One problem with drawing any conclusion from this is that when presented with any item of argument for the opposite side, some of the hardest supporters of a given side will always say it made them more firmly convinced of their views whether that is actually true or not. Voters don't always answer that sort of question honestly. The second problem is that ads don't aim to convince everybody - if an ad succeeded in shifting the votes of even 2% of voters that would be unusually good bang for buck; the vast majority of political ads achieve little or nothing. So as evidence that the ad failed, what's been reported of this poll falls well short and is only good for trolling people who thought the ad was going to change everything. That said, we only need to look at the national polls to see the dial not moving after it.
(Some comments of my own about the ad that go beyond my personal dislike of this English song's impact on our popular culture - firstly I thought that the appearance of no fewer than four ex-Prime Ministers (even Rudd!) in the ad would do nothing to connect with ordinary voters who run for the hills if a referendum Yes vote can be connected with Canberra. Secondly the ad portrayed Indigenous Australians pretty much exclusively as either sports stars or recipients of rights, leaving the second ad to ask "Will I be seen beyond the sports field?" because in the first ad, no you weren't.)
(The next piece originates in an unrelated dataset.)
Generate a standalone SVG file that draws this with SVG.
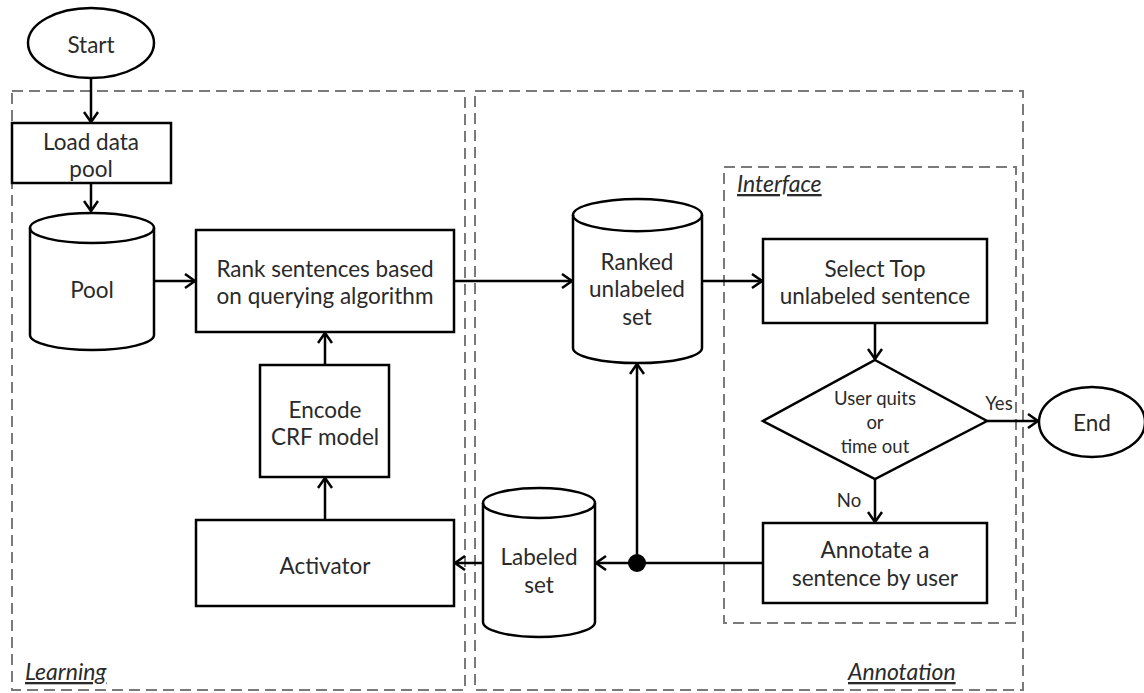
<svg xmlns="http://www.w3.org/2000/svg" width="1144" height="693" viewBox="0 0 1144 693">
  <style>
    .shape { fill: #ffffff; stroke: #000000; stroke-width: 2.5; }
    .edge { fill: none; stroke: #000000; stroke-width: 2.5; }
    .region { fill: none; stroke: #7a7a7a; stroke-width: 2; stroke-dasharray: 11 6; }
    text { font-family: Lato, "Liberation Sans", sans-serif; fill: #2a2a2a; text-anchor: middle; }
    .lbl { font-size: 22.5px; }
    .small { font-size: 18.5px; }
    .area { font-size: 23px; font-style: italic; text-decoration: underline; text-anchor: start; }
  </style>
  <defs>
    <marker id="arrow" markerWidth="14" markerHeight="16" refX="11" refY="8" orient="auto" markerUnits="userSpaceOnUse">
      <path d="M1,1 L11,8 L1,15" fill="none" stroke="#000000" stroke-width="2.5"/>
    </marker>
  </defs>

  <!-- dashed regions -->
  <g id="regions">
    <rect class="region" x="12" y="91" width="453" height="599"/>
    <rect class="region" x="475" y="91" width="548" height="599"/>
    <rect class="region" x="724" y="167" width="292" height="456"/>
    <text class="area" x="25" y="680">Learning</text>
    <text class="area" x="848" y="680">Annotation</text>
    <text class="area" x="737" y="192">Interface</text>
  </g>

  <!-- connectors -->
  <g id="connectors">
    <line class="edge" x1="91" y1="78" x2="91" y2="122" marker-end="url(#arrow)"/>
    <line class="edge" x1="91" y1="183" x2="91" y2="211" marker-end="url(#arrow)"/>
    <line class="edge" x1="154" y1="281" x2="195" y2="281" marker-end="url(#arrow)"/>
    <line class="edge" x1="454" y1="281" x2="572" y2="281" marker-end="url(#arrow)"/>
    <line class="edge" x1="702" y1="281" x2="762" y2="281" marker-end="url(#arrow)"/>
    <line class="edge" x1="875" y1="323" x2="875" y2="359" marker-end="url(#arrow)"/>
    <line class="edge" x1="987" y1="421" x2="1038" y2="421" marker-end="url(#arrow)"/>
    <line class="edge" x1="875" y1="479" x2="875" y2="522" marker-end="url(#arrow)"/>
    <line class="edge" x1="763" y1="563" x2="596" y2="563" marker-end="url(#arrow)"/>
    <line class="edge" x1="637" y1="563" x2="637" y2="364" marker-end="url(#arrow)"/>
    <line class="edge" x1="483" y1="563" x2="455" y2="563" marker-end="url(#arrow)"/>
    <line class="edge" x1="325" y1="520" x2="325" y2="478" marker-end="url(#arrow)"/>
    <line class="edge" x1="325" y1="365" x2="325" y2="333" marker-end="url(#arrow)"/>
    <circle cx="637" cy="563" r="9" fill="#000000"/>
  </g>

  <g id="start">
    <ellipse class="shape" cx="91" cy="43" rx="63" ry="35"/>
    <text class="lbl" x="91" y="53">Start</text>
  </g>

  <g id="load-data-pool">
    <rect class="shape" x="12" y="123" width="159" height="60"/>
    <text class="lbl" x="91" y="150">Load data</text>
    <text class="lbl" x="91" y="177">pool</text>
  </g>

  <g id="pool">
    <path class="shape" d="M30,228 A62,15 0 0 1 154,228 L154,335 A62,15 0 0 1 30,335 Z"/>
    <path class="edge" d="M30,228 A62,15 0 0 0 154,228"/>
    <text class="lbl" x="92" y="298">Pool</text>
  </g>

  <g id="rank-sentences">
    <rect class="shape" x="196" y="230" width="258" height="102"/>
    <text class="lbl" x="325" y="277">Rank sentences based</text>
    <text class="lbl" x="325" y="304">on querying algorithm</text>
  </g>

  <g id="encode-crf">
    <rect class="shape" x="260" y="365" width="129" height="112"/>
    <text class="lbl" x="325" y="418">Encode</text>
    <text class="lbl" x="325" y="445">CRF model</text>
  </g>

  <g id="activator">
    <rect class="shape" x="196" y="520" width="258" height="86"/>
    <text class="lbl" x="325" y="574">Activator</text>
  </g>

  <g id="ranked-unlabeled-set">
    <path class="shape" d="M573,215 A64,16 0 0 1 702,215 L702,348 A64,15 0 0 1 573,348 Z"/>
    <path class="edge" d="M573,215 A64,16 0 0 0 702,215"/>
    <text class="lbl" x="637" y="270">Ranked</text>
    <text class="lbl" x="637" y="297">unlabeled</text>
    <text class="lbl" x="637" y="325">set</text>
  </g>

  <g id="labeled-set">
    <path class="shape" d="M483,503 A56,15 0 0 1 595,503 L595,622 A56,15 0 0 1 483,622 Z"/>
    <path class="edge" d="M483,503 A56,15 0 0 0 595,503"/>
    <text class="lbl" x="539" y="565">Labeled</text>
    <text class="lbl" x="539" y="593">set</text>
  </g>

  <g id="select-top">
    <rect class="shape" x="763" y="239" width="224" height="84"/>
    <text class="lbl" x="875" y="277">Select Top</text>
    <text class="lbl" x="875" y="304">unlabeled sentence</text>
  </g>

  <g id="user-quits">
    <polygon class="shape" points="875,360 987,421 875,479 763,421"/>
    <text class="small" x="875" y="405">User quits</text>
    <text class="small" x="875" y="429">or</text>
    <text class="small" x="875" y="453">time out</text>
    <text class="small" x="999" y="410">Yes</text>
    <text class="small" x="849" y="507">No</text>
  </g>

  <g id="end">
    <ellipse class="shape" cx="1092" cy="422" rx="53" ry="35"/>
    <text class="lbl" x="1092" y="431">End</text>
  </g>

  <g id="annotate">
    <rect class="shape" x="763" y="523" width="224" height="80"/>
    <text class="lbl" x="875" y="558">Annotate a</text>
    <text class="lbl" x="875" y="586">sentence by user</text>
  </g>
</svg>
I also mention the news.com.au "Great Aussie Debate" survey, a silly piece of incompetent opt-in fluff that has been taken far too seriously by Joe Hildebrand. The takeaway was supposed to be that only 23% of the sample supported the Voice, but in fact respondents were given two No options ("No, there are better ways to solve Indigenous issues" and "I am against the concept") to only one Yes option, and the first of those contained a reason for voting a certain way, so the question was slanted. The results could also have been affected by the question being Q17 in the survey with Q15 having been "Is Australia a racist country?" asked with a bizarre mess of answer options. Hildebrand claimed that the survey's young audience counted for something, but they weren't that young (28.8% under 40). Overall it's the usual - people who read News media sites skew to the right and any opt-in survey of them reflects that and nothing else, no matter what its unscientifically collected sample size.
I expect there will be more polls before too long, so updates will be added until it's time for the final frontier. Unless, that is, anything else comes up before then.
Updates
Morgan (Sep 25)
Same colours as the main chart. This should give a good estimate of what polls expect if undecided voters break heavily to No - around 39%, but note again the disparity between Essential and Newspoll, which between them dominate the graph.
Kevin, any chance of an analytical eye over PMs claim on Insiders Sunday 8th Oct that 1 in 4 haven't made up their mind. Polls seem to me to be in the 8 to 17% "don't know" for the last month. Not sure what basis (other than 25% is about what the Yes needs to find to have any hope of 50% + 4 states) the 1 in 4 claim is being made. Thanks for the analysis in this and all the other posts
ReplyDeleteAs far as I know the basis for it is solely an unreleased internal poll of South Australia by the Labor Party - in other words completely useless. Notably Resolve, which only uses one pass of a question to decide who is "undecided" (and hence gets higher undecided rates than Essential and Newspoll) still had undecided down to 13%. I'll include something about this in this week's article.